The present invention eliminates delay caused by human reaction time and reduces the time between the man-overboard event and the deployment of rescue devices to a minimum. Because the present invention imparts an ejecting force to the rescue devices and does not rely on gravity for this purpose, the unit can be mounted vertically on the rail of a vessel or horizontally on the deck. The portable transmitter in accordance with the present invention is worn as part of a necklace and need not be attached to any article of clothing.
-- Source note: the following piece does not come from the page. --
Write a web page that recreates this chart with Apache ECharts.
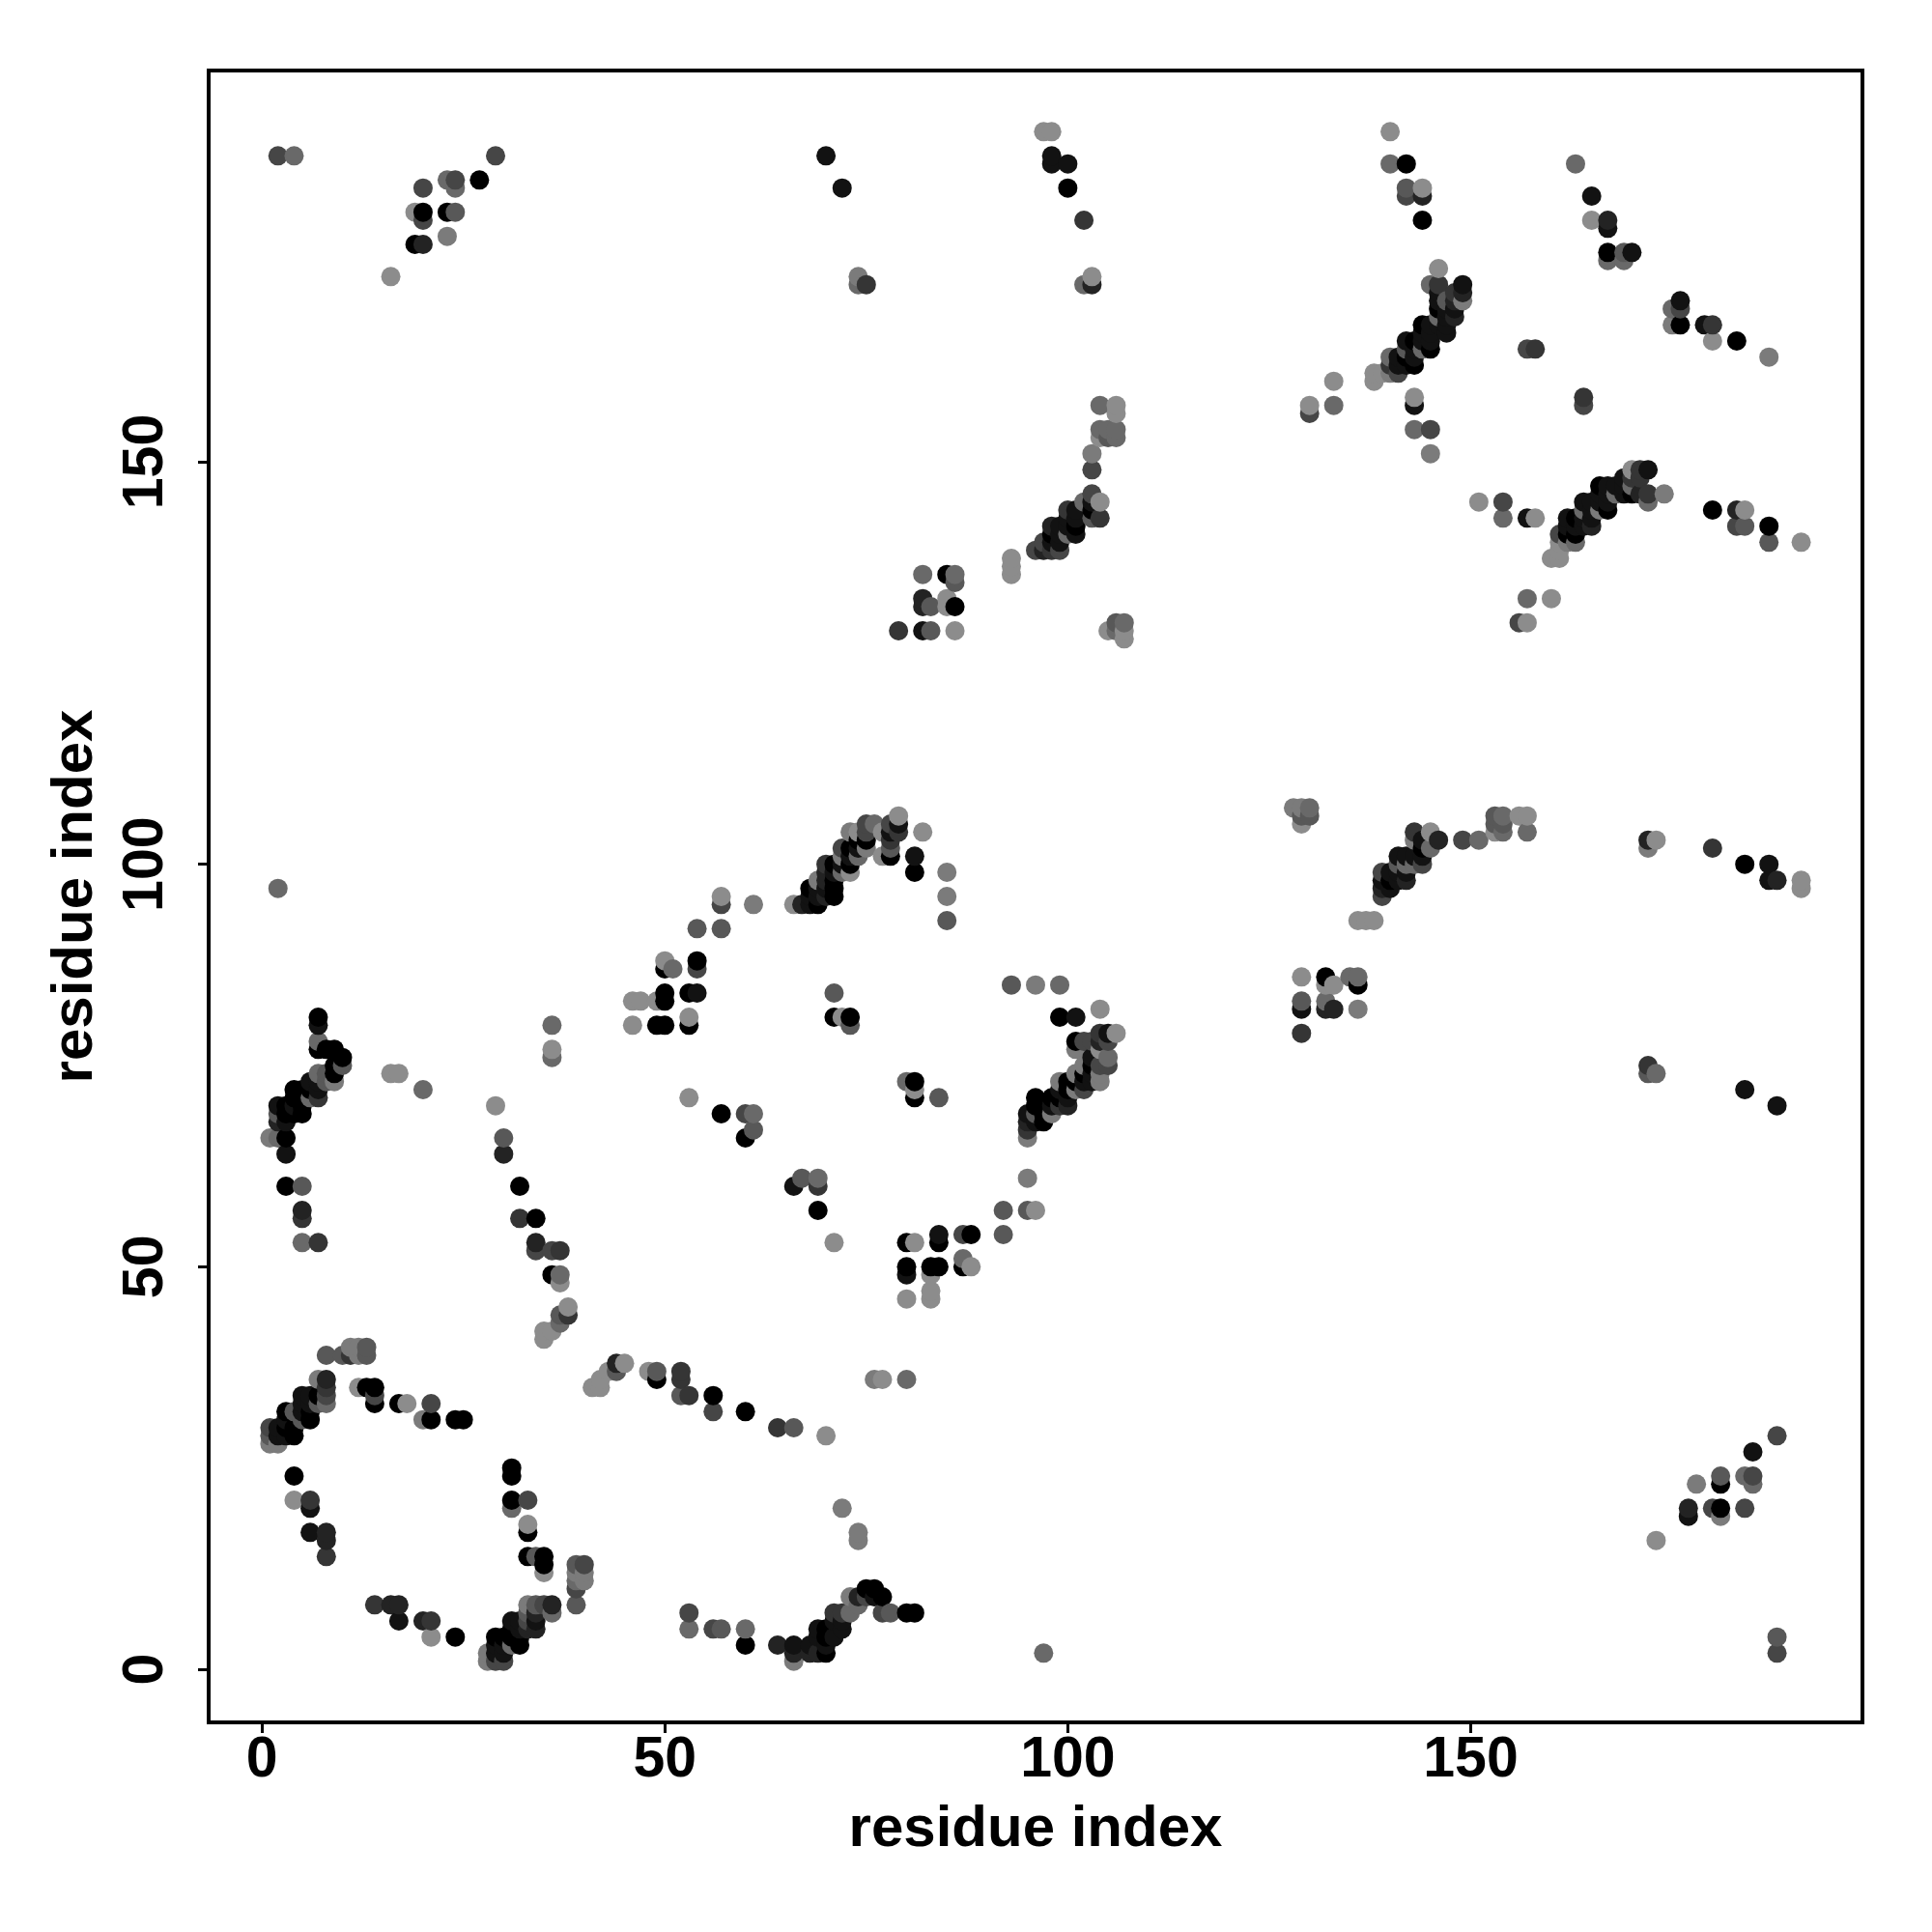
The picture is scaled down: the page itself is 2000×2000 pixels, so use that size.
<!DOCTYPE html>
<html><head><meta charset="utf-8">
<style>html,body{margin:0;padding:0;background:#fff}#c{width:2000px;height:2000px}</style>
<script src="https://cdn.jsdelivr.net/npm/echarts@6/dist/echarts.min.js"></script>
</head><body><div id="c"></div>
<script>
// every contact is [residue x, residue y, shade 0 (black) .. 8 (lightest grey)]
const tickValues=[0,50,100,150];
const loopLowLeft=[[1,30,4],[1,29,5],[1,28,7],[2,28,7],[2,30,1],[2,29,1],[3,32,0],[3,31,1],[3,30,0],[3,29,1],[4,29,0],[4,30,0],[4,32,5],[5,34,1],[5,33,1],[5,32,1],[5,31,5],[6,34,1],[6,33,1],[6,32,0],[6,31,0],[7,36,7],[7,34,0],[7,33,5],[8,36,2],[8,35,3],[8,34,4],[8,33,6],[8,39,5],[10,39,5],[11,40,7],[11,39,3],[12,40,7],[12,39,7],[13,40,5],[13,39,5],[12,35,8],[13,35,0],[14,35,0],[14,34,4],[14,33,0],[17,33,0],[18,33,8],[21,33,4],[20,31,7],[21,31,0],[24,31,0],[25,31,0],[4,24,0],[4,21,8],[6,21,3],[6,20,1],[6,17,1],[8,17,2],[8,16,2],[8,14,3]];
const loopBase=[[14,8,3],[16,8,2],[17,8,2],[17,6,1],[20,6,2],[21,6,3],[21,4,8],[24,4,0],[28,2,7],[28,1,7],[29,4,0],[29,3,1],[29,2,1],[29,1,4],[30,4,0],[30,3,1],[30,2,1],[30,1,4],[31,6,1],[31,5,0],[31,4,0],[31,3,6],[32,6,1],[32,5,1],[32,4,0],[32,3,0],[33,8,7],[33,7,5],[33,6,4],[33,5,2],[34,8,5],[34,7,2],[34,6,1],[34,5,2],[35,8,4],[36,8,2],[36,7,6],[31,25,0],[31,24,0],[31,21,0],[31,20,6],[33,21,4],[33,18,8],[33,17,0],[33,14,0],[34,14,5],[35,14,0],[35,13,0],[35,12,8],[39,13,5],[40,13,4],[39,12,7],[40,12,7],[40,11,7],[39,11,6],[39,10,4],[39,8,5]];
const stripLowMid=[[35,41,8],[35,42,8],[36,42,8],[37,43,6],[37,44,5],[38,44,3],[38,45,8],[36,49,0],[37,49,6],[37,48,8],[41,35,8],[42,35,8],[42,36,8],[43,37,8],[44,37,5],[44,38,2],[45,38,8],[48,37,8],[49,37,5],[49,36,0],[52,37,3],[52,36,3],[52,34,5],[53,34,3],[56,34,0],[56,32,4],[60,32,0],[64,30,3],[66,30,5],[70,29,8],[72,20,7],[74,17,7],[74,16,7],[76,36,7],[77,36,8],[80,36,6]];
const hairpinBase=[[53,7,4],[53,5,6],[56,5,4],[57,5,5],[60,5,6],[60,3,0],[64,3,2],[66,3,1],[66,2,2],[66,1,7],[68,2,2],[69,2,2],[70,2,0],[68,3,1],[69,5,1],[69,4,1],[70,5,0],[70,4,0],[70,3,1],[71,7,3],[71,6,1],[71,4,1],[72,7,3],[72,6,1],[72,5,1],[73,9,7],[73,7,6],[74,9,2],[74,8,6],[75,10,0],[75,9,4],[76,10,0],[76,9,1],[77,9,0],[77,7,4],[78,7,5],[80,7,0],[81,7,0],[97,2,6],[188,4,5],[188,2,4]];
const stemLeft=[[1,66,7],[2,66,6],[3,66,0],[3,64,1],[3,60,0],[5,60,5],[5,57,2],[5,56,3],[5,53,6],[7,53,3],[2,70,1],[2,69,5],[2,68,2],[3,68,1],[3,69,0],[3,70,0],[4,72,0],[4,71,0],[4,70,1],[4,69,0],[5,72,0],[5,70,0],[5,69,0],[6,73,1],[6,72,0],[6,71,6],[7,74,6],[7,73,1],[7,72,1],[7,71,3],[8,74,5],[8,73,5],[9,73,7],[9,74,0],[9,75,0],[9,77,0],[8,77,0],[7,77,0],[7,78,6],[7,80,1],[7,81,0],[10,76,0],[10,75,5],[16,74,8],[17,74,8],[20,72,6],[2,97,6]];
const stemMiddle=[[29,70,8],[30,66,5],[30,64,2],[32,60,0],[32,56,3],[34,56,0],[34,53,2],[34,52,4],[36,52,4],[37,52,3],[36,80,6],[36,77,8],[36,76,6],[53,71,8],[57,69,0],[60,69,4],[61,69,6],[61,67,5],[60,66,0],[66,60,1],[67,61,5],[69,61,6],[69,60,3],[69,57,0],[71,53,8],[71,84,5],[71,81,0],[72,81,8],[73,81,0],[73,80,5],[80,73,6],[81,73,0],[81,72,8],[81,71,0],[84,71,5]];
const shoulder=[[46,83,8],[47,83,8],[49,83,8],[50,84,0],[50,83,0],[46,80,8],[49,80,0],[50,80,0],[50,88,8],[50,87,0],[51,87,6],[53,84,0],[54,84,1],[54,88,0],[54,87,4],[53,81,8],[53,80,0],[54,92,5],[57,92,5],[57,96,8],[57,95,4],[61,95,7]];
const helixMidTop=[[66,95,8],[67,95,2],[68,95,1],[69,95,0],[68,97,0],[68,96,1],[69,98,7],[69,97,1],[69,96,1],[70,100,3],[70,99,2],[70,98,2],[70,97,1],[70,96,2],[71,100,0],[71,99,1],[71,98,0],[71,97,0],[71,96,0],[72,102,4],[72,101,7],[72,100,1],[72,99,6],[73,104,7],[73,102,0],[73,101,1],[73,100,0],[73,99,8],[74,104,8],[74,103,0],[74,102,1],[74,101,6],[75,105,4],[75,104,4],[75,103,0],[75,102,7],[76,105,6],[77,104,8],[77,101,8],[78,105,4],[78,104,1],[78,103,3],[78,102,5],[78,101,0],[79,106,8],[79,105,1],[79,104,3],[82,104,8],[81,101,1],[81,99,0],[85,99,7],[85,96,7],[85,93,5]];
const patchLow=[[80,53,0],[81,53,8],[84,54,1],[84,53,0],[87,54,4],[88,54,0],[87,51,6],[88,50,8],[87,50,0],[80,50,0],[80,49,1],[83,50,0],[84,50,0],[83,49,8],[83,47,8],[83,46,8],[80,46,8],[92,57,5],[92,54,5],[95,57,5],[96,57,8],[95,61,7],[93,85,5],[96,85,7],[99,85,6],[99,81,0],[101,81,1],[104,82,8]];
const helixMidRight=[[95,69,1],[95,68,2],[95,67,3],[95,66,7],[96,71,0],[96,70,0],[96,69,5],[96,68,1],[97,69,0],[97,68,0],[98,71,0],[98,70,1],[98,69,7],[99,73,7],[99,72,1],[99,71,0],[99,70,3],[100,73,0],[100,72,0],[100,71,1],[100,70,2],[101,78,0],[101,77,7],[101,74,7],[101,73,0],[101,72,7],[102,78,4],[102,75,7],[102,74,0],[102,73,1],[102,72,4],[103,78,4],[103,76,1],[103,75,0],[103,74,1],[103,73,1],[104,79,3],[104,78,2],[104,77,8],[104,75,4],[104,74,7],[104,73,7],[105,79,1],[105,78,4],[105,76,6],[105,75,4],[106,79,8]];
const topLeft=[[2,188,4],[4,188,6],[16,173,8],[19,181,8],[20,181,0],[20,180,4],[20,184,4],[19,177,0],[20,177,2],[23,178,7],[23,181,0],[24,181,5],[23,185,6],[24,185,4],[24,184,6],[27,185,0],[29,188,4],[70,188,1],[72,184,1],[74,173,7],[74,172,6],[75,172,3]];
const topMiddle=[[97,191,8],[98,191,8],[98,188,1],[98,187,1],[100,187,1],[100,184,0],[102,180,3],[102,172,6],[103,173,8],[103,172,2],[140,191,8],[140,187,6],[142,187,0],[142,184,5],[142,183,4],[144,184,8],[144,183,2],[144,180,0]];
const helixUpperLeft=[[104,157,6],[106,157,8],[106,156,8],[104,154,6],[105,154,6],[106,154,6],[104,153,8],[105,153,5],[106,153,6],[103,151,7],[103,149,4],[103,146,4],[104,145,8],[102,145,6],[103,145,1],[103,144,0],[104,143,3],[103,143,5],[100,144,3],[100,143,1],[101,144,1],[101,143,1],[101,142,0],[101,141,1],[100,142,1],[100,141,6],[98,142,2],[99,142,1],[98,141,0],[99,141,1],[99,140,1],[99,139,4],[98,140,1],[98,139,3],[97,140,4],[97,139,2],[96,139,4],[93,138,8],[93,137,8],[93,136,8],[82,136,6],[85,136,0],[86,136,6],[86,135,5],[82,133,2],[82,132,2],[83,132,5],[85,133,8],[85,132,8],[86,132,0],[79,129,3],[82,129,1],[83,129,5],[86,129,8],[105,129,8],[106,130,5],[107,130,6],[107,129,8],[107,128,8],[106,129,6]];
const helixUpperRight=[[146,174,8],[145,172,6],[146,172,3],[149,172,1],[149,171,2],[149,170,7],[148,171,3],[148,170,2],[148,169,1],[148,168,2],[146,171,1],[146,170,1],[146,169,0],[146,168,6],[146,167,1],[147,170,5],[147,169,1],[147,168,1],[147,167,1],[147,166,1],[144,167,0],[144,166,1],[144,165,1],[144,164,6],[145,167,1],[145,166,1],[145,165,1],[145,164,0],[142,165,1],[142,164,5],[142,163,0],[142,162,1],[143,165,0],[143,164,1],[143,163,1],[143,162,0],[141,163,1],[141,162,1],[141,161,4],[140,163,6],[140,162,3],[140,161,7],[139,161,8],[138,161,8],[138,160,8],[133,160,8],[130,157,8],[130,156,4],[133,157,6],[143,158,8],[143,157,1],[143,154,6],[145,154,4],[145,151,7],[157,164,4],[158,164,3],[164,158,3],[164,157,4]];
const helixFarRight=[[160,138,8],[161,138,8],[161,139,8],[161,140,8],[161,141,4],[162,143,1],[162,142,1],[162,141,0],[162,140,7],[163,143,0],[163,142,1],[163,141,0],[163,140,6],[164,145,1],[164,144,6],[164,143,1],[164,142,1],[165,145,1],[165,144,1],[165,143,1],[165,142,2],[166,147,0],[166,146,1],[166,145,1],[166,144,7],[167,147,1],[167,146,1],[167,145,1],[167,144,0],[168,147,1],[168,146,6],[169,148,1],[169,147,1],[169,146,1],[170,149,8],[170,148,3],[170,147,6],[170,146,0],[171,149,3],[171,148,3],[171,146,2],[172,149,1],[172,146,3],[172,145,6],[174,146,7],[151,145,8],[154,145,4],[154,143,6],[157,143,1],[158,143,8],[157,133,6],[160,133,8],[156,130,4],[157,130,8],[180,144,0],[183,144,2],[184,144,8],[183,142,4],[184,142,5],[187,142,0],[187,140,5],[191,140,8]];
const cornerTopRight=[[163,187,6],[165,183,1],[165,180,8],[167,180,2],[167,179,1],[167,176,0],[167,175,6],[169,176,5],[169,175,6],[170,176,1],[175,169,6],[176,170,1],[176,169,4],[175,167,7],[176,167,0],[179,167,1],[180,167,3],[180,165,8],[183,165,0],[187,163,7]];
const helixLowerRight=[[128,107,7],[129,107,7],[130,107,6],[130,106,5],[129,106,5],[129,105,8],[129,86,8],[129,83,5],[129,82,1],[129,79,3],[132,86,0],[132,85,8],[133,85,8],[132,83,6],[132,82,2],[133,82,2],[135,86,6],[136,86,6],[136,85,0],[136,82,7],[136,93,8],[137,93,8],[138,93,8],[139,99,4],[139,98,1],[139,97,2],[139,96,4],[140,99,1],[140,98,0],[140,97,1],[141,101,1],[141,100,5],[141,99,1],[141,98,1],[142,101,1],[142,100,6],[142,99,1],[142,98,2],[143,104,3],[143,103,7],[143,101,1],[143,100,6],[144,103,1],[144,102,0],[144,101,1],[144,100,4],[145,104,8],[145,102,6],[146,103,2],[149,103,4],[151,103,6],[153,104,8],[153,106,5],[153,105,5],[154,106,6],[154,105,5],[154,104,6],[156,106,8],[157,106,8],[157,104,6]];
const edgeRight=[[172,103,2],[172,102,7],[173,103,8],[180,102,3],[184,100,0],[187,100,1],[187,98,1],[188,98,2],[191,98,8],[191,97,8],[172,75,3],[172,74,5],[173,74,6],[184,72,1],[188,70,1],[188,29,4],[185,27,1],[181,24,5],[181,23,0],[178,23,7],[184,24,6],[185,24,4],[185,23,6],[177,20,2],[177,19,1],[180,20,4],[181,20,0],[181,19,7],[184,20,4],[173,16,8]];

const contacts=[loopLowLeft,loopBase,stripLowMid,hairpinBase,stemLeft,stemMiddle,shoulder,helixMidTop,patchLow,helixMidRight,topLeft,topMiddle,helixUpperLeft,helixUpperRight,helixFarRight,cornerTopRight,helixLowerRight,edgeRight].flat().sort((a,b)=>a[0]-b[0]||a[1]-b[1]);
const greyOf=s=>{const g=Math.round(s*17.5);return `rgb(${g},${g},${g})`};
const font='"Liberation Sans",Arial,sans-serif';
const axis=(rotate,margin,nameGap)=>({type:'value',min:-6.6,max:198.6,name:'residue index',nameLocation:'middle',nameGap,
  nameTextStyle:{fontFamily:font,fontWeight:'bold',fontSize:60,color:'#000'},
  axisLine:{show:false,onZero:false},splitLine:{show:false},
  axisTick:{show:true,length:11,inside:false,customValues:tickValues,lineStyle:{color:'#000',width:3}},
  axisLabel:{show:true,rotate,margin,fontFamily:font,fontWeight:'bold',fontSize:59,color:'#000',customValues:tickValues,formatter:v=>String(v)}});
const chart=echarts.init(document.getElementById('c'),null,{renderer:'canvas',width:2000,height:2000});
chart.setOption({animation:false,backgroundColor:'#fff',
  grid:{left:216,top:73,width:1712,height:1710,show:true,borderColor:'#000',borderWidth:4,backgroundColor:'transparent'},
  xAxis:axis(0,10,81),
  yAxis:axis(90,35,108),
  series:[{type:'scatter',symbol:'circle',symbolSize:20,large:false,progressive:0,
    data:contacts.map(c=>({value:[c[0],c[1]],itemStyle:{color:greyOf(c[2]),opacity:1}}))}]});
</script></body></html>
The rescue apparatus in accordance with the invention is composed of a horseshoe-shaped life ring, a launcher housing containing a radio receiver and a trigger device and incorporating a life ring launching arm; a housing containing and acting as a weighted base for a collapsed inflatable marker buoy and a CO2 inflation assembly; and a portable battery-powered transmitter which is worn by an individual on a vessel.
The launcher housing is attached to the rail or deck of the vessel. The marker buoy housing is releasably attached to the launcher housing and in this position also retains the life ring against the launching arm in the stowed position on the launcher housing. The launcher housing contains the radio receiver and a release mechanism for the life ring and marker buoy. Ejection and resulting inflation of the marker buoy as well as simultaneous deloyment of the life ring are actuated by a radio signal received from the transmitter worn by the victim in the water. In the preferred embodiment of the invention, ancillary rescue devices such as lights, whistle, dye marker, and a drogue are contained in the marker buoy housing and are released upon deployment of the marker buoy.
The invention will be described in detail with reference to the following drawings:
FIG. 1 is a block diagram showing operation of the apparatus.
FIG. 2 shows the portable transmitter.
FIG. 3 is a perspective view of the apparatus in the stowed position with an individual having just entered the water.
FIG. 4 is a perspective view of the apparatus in the partially deployed state.
FIG. 5 is a perspective view of the apparatus in the deployed mode with the marker buoy nearing complete inflation.
FIG. 6 is a side sectional view of the trigger device in the stowed position.
FIG. 7 is a side sectional view of the trigger device in the operative mode.
FIG. 8 is a front sectional view of the trigger device showing the mechanism for disengaging the release pin.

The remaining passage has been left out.